>>>>
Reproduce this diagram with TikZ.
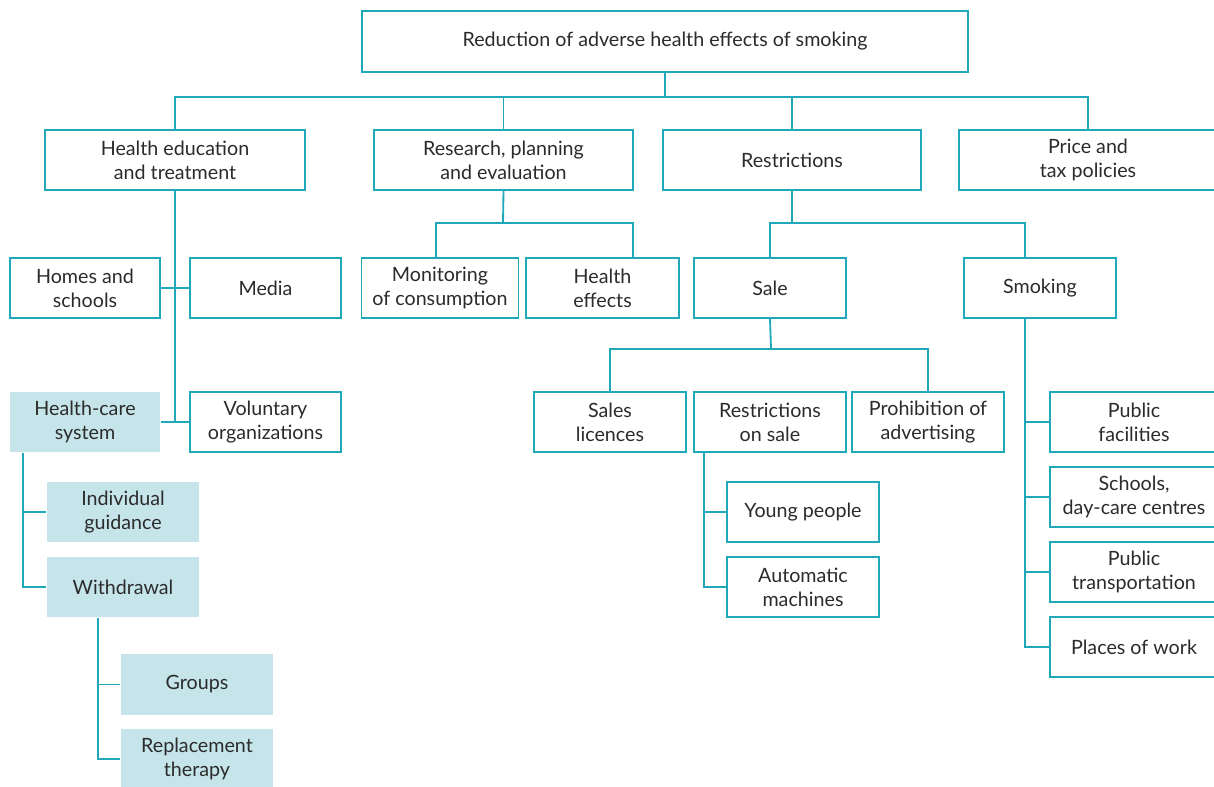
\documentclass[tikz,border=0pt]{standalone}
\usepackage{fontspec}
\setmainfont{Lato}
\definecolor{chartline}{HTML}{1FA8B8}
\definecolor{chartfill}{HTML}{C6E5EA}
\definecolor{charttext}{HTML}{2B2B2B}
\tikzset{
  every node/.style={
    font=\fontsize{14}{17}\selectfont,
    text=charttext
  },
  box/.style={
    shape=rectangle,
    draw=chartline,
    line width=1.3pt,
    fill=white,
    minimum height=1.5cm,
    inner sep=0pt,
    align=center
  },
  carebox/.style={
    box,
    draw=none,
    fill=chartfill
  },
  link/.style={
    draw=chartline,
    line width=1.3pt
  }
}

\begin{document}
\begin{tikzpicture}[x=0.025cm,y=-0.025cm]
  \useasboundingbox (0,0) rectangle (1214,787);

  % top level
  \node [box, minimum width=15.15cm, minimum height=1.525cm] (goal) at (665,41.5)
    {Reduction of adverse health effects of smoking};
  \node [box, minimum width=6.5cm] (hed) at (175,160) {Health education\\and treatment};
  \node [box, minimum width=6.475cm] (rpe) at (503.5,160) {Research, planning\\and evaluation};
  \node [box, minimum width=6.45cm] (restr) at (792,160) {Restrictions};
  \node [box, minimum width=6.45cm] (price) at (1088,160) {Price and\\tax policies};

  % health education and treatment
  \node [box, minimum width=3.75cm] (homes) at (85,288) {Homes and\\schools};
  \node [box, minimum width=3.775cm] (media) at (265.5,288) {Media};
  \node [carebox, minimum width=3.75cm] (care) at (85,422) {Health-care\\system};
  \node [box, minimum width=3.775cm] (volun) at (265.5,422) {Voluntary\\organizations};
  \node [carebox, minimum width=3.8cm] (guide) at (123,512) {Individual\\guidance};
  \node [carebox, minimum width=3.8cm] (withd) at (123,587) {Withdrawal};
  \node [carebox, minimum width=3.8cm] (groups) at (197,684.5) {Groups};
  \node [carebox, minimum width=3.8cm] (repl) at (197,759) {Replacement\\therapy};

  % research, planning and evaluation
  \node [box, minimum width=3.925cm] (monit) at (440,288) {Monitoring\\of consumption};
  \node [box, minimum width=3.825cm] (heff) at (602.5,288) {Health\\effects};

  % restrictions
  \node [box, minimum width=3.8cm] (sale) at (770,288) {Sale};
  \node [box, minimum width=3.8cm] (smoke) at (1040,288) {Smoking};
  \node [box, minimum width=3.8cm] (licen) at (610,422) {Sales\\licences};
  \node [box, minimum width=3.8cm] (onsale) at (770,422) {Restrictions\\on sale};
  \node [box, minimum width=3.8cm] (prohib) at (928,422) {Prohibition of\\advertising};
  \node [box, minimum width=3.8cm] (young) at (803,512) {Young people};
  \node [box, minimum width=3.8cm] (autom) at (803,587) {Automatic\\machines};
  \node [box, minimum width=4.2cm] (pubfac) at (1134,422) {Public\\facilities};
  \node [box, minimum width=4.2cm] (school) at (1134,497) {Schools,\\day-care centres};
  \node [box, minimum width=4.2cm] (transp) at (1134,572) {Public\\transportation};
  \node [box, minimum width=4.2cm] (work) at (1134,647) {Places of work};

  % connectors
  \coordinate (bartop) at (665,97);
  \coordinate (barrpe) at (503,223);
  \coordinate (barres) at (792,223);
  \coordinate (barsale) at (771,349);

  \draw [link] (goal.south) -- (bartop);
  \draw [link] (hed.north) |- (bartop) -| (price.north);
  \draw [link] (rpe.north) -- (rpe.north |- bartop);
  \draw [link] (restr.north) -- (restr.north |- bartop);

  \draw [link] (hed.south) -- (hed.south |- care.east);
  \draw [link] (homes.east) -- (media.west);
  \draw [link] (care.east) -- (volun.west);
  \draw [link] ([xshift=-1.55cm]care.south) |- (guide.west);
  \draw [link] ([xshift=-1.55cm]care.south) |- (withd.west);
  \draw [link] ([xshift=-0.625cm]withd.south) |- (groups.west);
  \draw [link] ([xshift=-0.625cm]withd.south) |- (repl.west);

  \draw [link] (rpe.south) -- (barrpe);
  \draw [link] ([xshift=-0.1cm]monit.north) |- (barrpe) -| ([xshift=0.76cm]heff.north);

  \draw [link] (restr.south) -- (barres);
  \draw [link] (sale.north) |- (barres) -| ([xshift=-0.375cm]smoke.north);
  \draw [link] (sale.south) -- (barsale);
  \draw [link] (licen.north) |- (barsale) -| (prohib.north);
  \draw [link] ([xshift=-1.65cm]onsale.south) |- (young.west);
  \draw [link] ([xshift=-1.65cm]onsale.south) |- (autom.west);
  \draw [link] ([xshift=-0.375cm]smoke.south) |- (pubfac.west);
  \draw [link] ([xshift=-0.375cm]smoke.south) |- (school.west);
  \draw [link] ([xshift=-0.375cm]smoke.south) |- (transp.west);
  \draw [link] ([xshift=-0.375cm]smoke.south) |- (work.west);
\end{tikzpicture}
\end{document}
<<<<
>>>>
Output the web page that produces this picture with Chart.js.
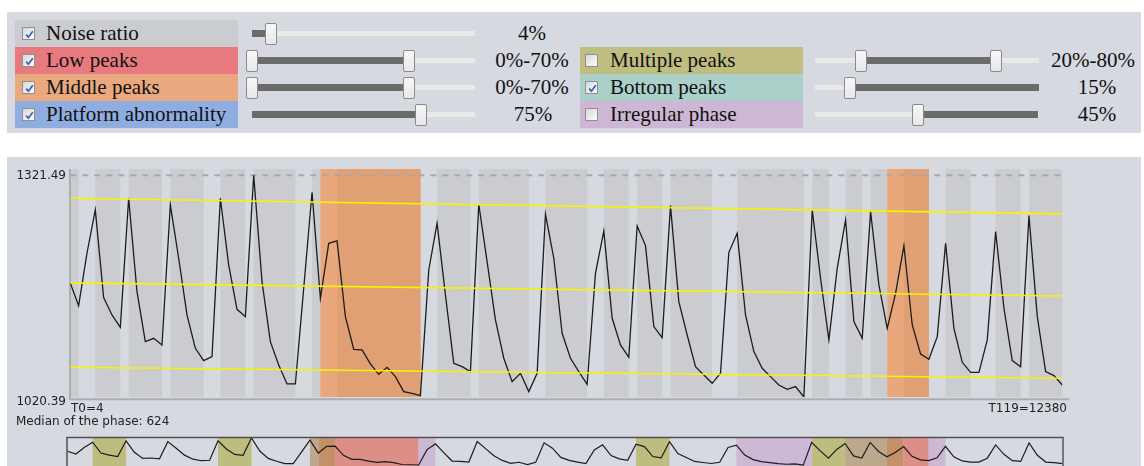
<<<<
>>>>
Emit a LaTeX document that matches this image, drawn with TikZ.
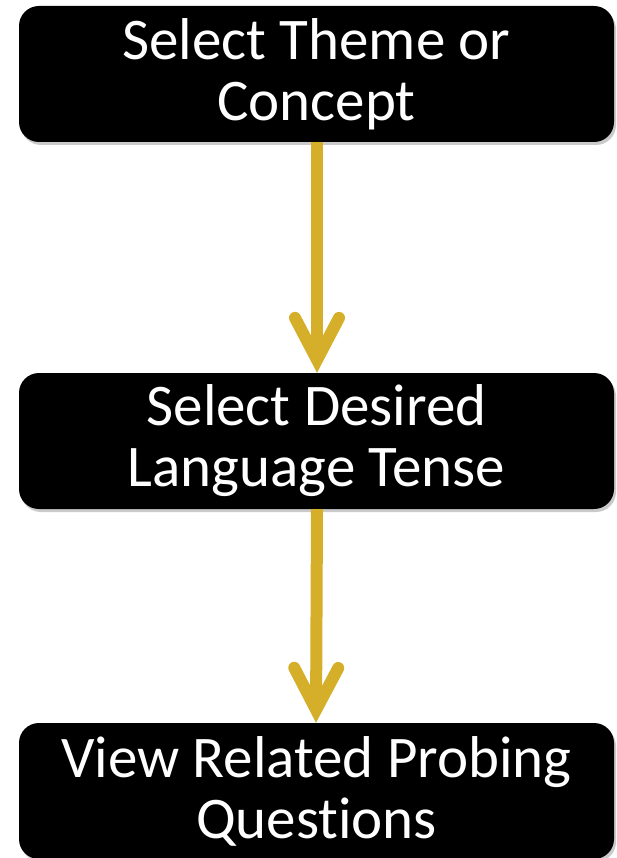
<<<<
Only lines holding the string "this" are wanted; gather each one from the entries above.

Reproduce this diagram with TikZ.
Output the web page that produces this picture with Chart.js.
Emit a LaTeX document that matches this image, drawn with TikZ.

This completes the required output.